3- On the eastern axis, the checkpoint official gave an order requiring the withdrawal of all checkpoints after the first bullet fired by ISIS militants. The withdrawal was carried out in spite of the protest and surprise by some of the villagers at the checkpoints, so the ISIS found the road to Al-Maboujah from the eastern side as well open and cleared. 

4- On the northeastern axis (Rasm al-Ghajiya road), a light clash took place (during which two young men from the village were killed), and after which the regime forces withdrew from the site. 

Seventh: ISIS is insde of Al-Maboujah 

ISIS forces entered the village after the withdrawal of the regime forces, and some clashes took place between the organization’s members and some of the people who had individual weapons or some hunting weapons that they had already posessed in order to defend himself and his family. 

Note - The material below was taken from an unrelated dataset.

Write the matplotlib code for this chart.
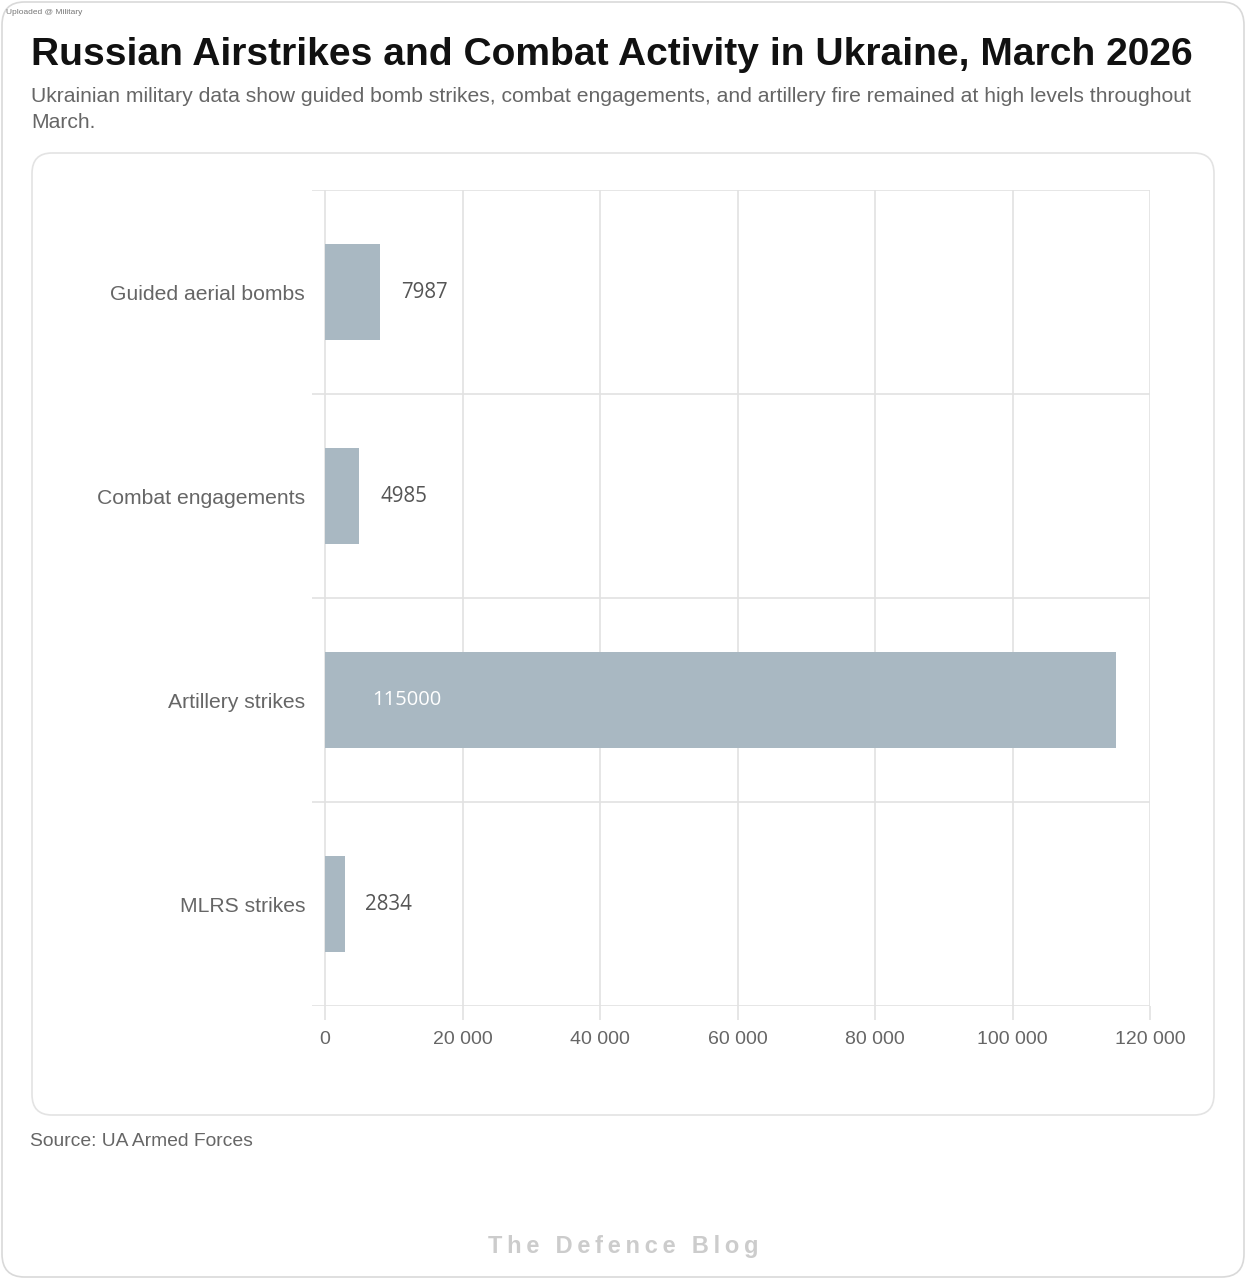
import matplotlib.pyplot as plt
from matplotlib.patches import FancyBboxPatch
from matplotlib.ticker import FuncFormatter, FixedLocator

categories = ['Guided aerial bombs', 'Combat engagements', 'Artillery strikes', 'MLRS strikes']
values = [7987, 4985, 115000, 2834]
x_ticks = [0, 20000, 40000, 60000, 80000, 100000, 120000]

title = 'Russian Airstrikes and Combat Activity in Ukraine, March 2026'
subtitle = ('Ukrainian military data show guided bomb strikes, combat engagements, and artillery fire remained at high levels throughout\n'
            'March.')
source = 'Source: UA Armed Forces'
watermark = 'The Defence Blog'

BAR = '#a9b8c2'
GRID = '#e2e2e2'
TXT = '#666666'

W, H = 1246, 1280
fig = plt.figure(figsize=[W / 100, H / 100], dpi=100)
fig.patch.set_facecolor('white')


def fx(px):
    return px / W


def fy(py):
    return 1 - py / H


# outer and inner cards
fig.patches.append(FancyBboxPatch((fx(2), fy(1277)), fx(1242), 1275 / H,
                                  boxstyle='round,pad=0,rounding_size=0.018',
                                  transform=fig.transFigure, facecolor='white',
                                  edgecolor='#d9d9d9', linewidth=1.2, zorder=-2))
fig.patches.append(FancyBboxPatch((fx(32), fy(1115)), fx(1182), 962 / H,
                                  boxstyle='round,pad=0,rounding_size=0.016',
                                  transform=fig.transFigure, facecolor='white',
                                  edgecolor='#e3e3e3', linewidth=1.2, zorder=-1))

fig.text(fx(6), fy(13), 'Uploaded @ Military', fontsize=6, color='#777777',
         family='Liberation Sans', va='center', ha='left')
fig.text(fx(31), fy(55), title, fontsize=28.1, fontweight='bold', color='#111111',
         family='Liberation Sans', va='center', ha='left')
fig.text(fx(31), fy(87), subtitle, fontsize=15.2, color=TXT, family='Liberation Sans',
         va='top', ha='left', linespacing=1.45)
fig.text(fx(30), fy(1142), source, fontsize=13.9, color=TXT, family='Liberation Sans',
         va='center', ha='left')
fig.text(0.5, fy(1247), '\u2009'.join(watermark).replace('\u2009 \u2009', '\u2009\u2009 '),
         fontsize=17, color='#cccccc', fontweight='bold', family='Liberation Sans',
         va='center', ha='center')

ax = fig.add_axes([fx(312), fy(1006), fx(1150 - 312), (1006 - 190) / H])
ax.set_facecolor('none')
ax.set_zorder(1)

pos = list(range(len(categories)))
ax.barh(pos, values, height=0.475, color=BAR, zorder=2)

ax.set_xlim(-1900, 120000)
ax.set_ylim(len(categories) - 0.5, -0.5)

ax.xaxis.set_major_locator(FixedLocator(x_ticks))
ax.xaxis.set_major_formatter(FuncFormatter(lambda v, p: f'{int(v):,}'.replace(',', ' ')))
ax.set_yticks(pos)
ax.set_yticklabels(categories)
ax.set_yticks([p + 0.5 for p in [-1] + pos], minor=True)

ax.grid(axis='x', which='major', color=GRID, linewidth=1.2, zorder=0)
ax.grid(axis='y', which='minor', color=GRID, linewidth=1.2, zorder=0)
ax.tick_params(axis='x', length=10, width=1.2, color=GRID, pad=8,
               labelsize=14, labelcolor=TXT)
ax.tick_params(axis='y', which='both', length=0, pad=5, labelsize=15.2, labelcolor=TXT)
for lab in ax.get_xticklabels() + ax.get_yticklabels():
    lab.set_family('Liberation Sans')
for s in ax.spines.values():
    s.set_visible(False)

# value labels
for i, v in enumerate(values):
    if v > 0.5 * max(values):
        ax.annotate(str(v), (0, i), xytext=(34, 0), textcoords='offset points',
                    ha='left', va='center', color='white', fontsize=14.5,
                    family='Open Sans', zorder=3)
    else:
        ax.annotate(str(v), (v, i), xytext=(15, 0), textcoords='offset points',
                    ha='left', va='center', color='#555555', fontsize=14.8,
                    family='Open Sans', zorder=3)

plt.savefig('out.png', dpi=100, facecolor='white')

Clashes continued throughout the night. From the moment the masked terrorist entered at 11:00 pm on 30/3/2015 until 7 O’clock in the morning of the next day, 31-2015. The regime forces, which withdrew from the village, stationed on the western side of the village. The regime did not move its forces stationed in Al-Sabboura, which is only five kilometers away, nor those stationed in the direction. Thus, civilians, children, women and men of Al-Maboujah were left to face the brutality of ISIS alone, under the watchful eye of the regime forces. 

That night, a number of the villagers could escape from the western side, and most of them fled towards Salamiyah, while a few of them 

stayed at home. The organization’s stay in the village did not last long, and it seemed that the goal was never to control it, as it withdrew in the morning after killing 50 people and kidnapping 40 women, children and elders of the village. The fate of 6 of them was identified. ISIS kept eight members of the Al Mimar family and two of the Atfah family with them, and until this day their loved ones know nothing of their fate. 

Today, six years after the Al-Maboujah massacre, the wound is still open and scattered. Dozens of families are still waiting for news of a child who has been kidnapped and are expecting to see her as a mature girl. A grandson still asks about a grandmother, who does not remember the details of her face, but he keeps the memory of an overwhelming feeling of warmth and reassurance that numb him while he falls asleep in her lap. A young woman who finished her studies today is still waiting for her father to read him her diary that she wrote on his long absence.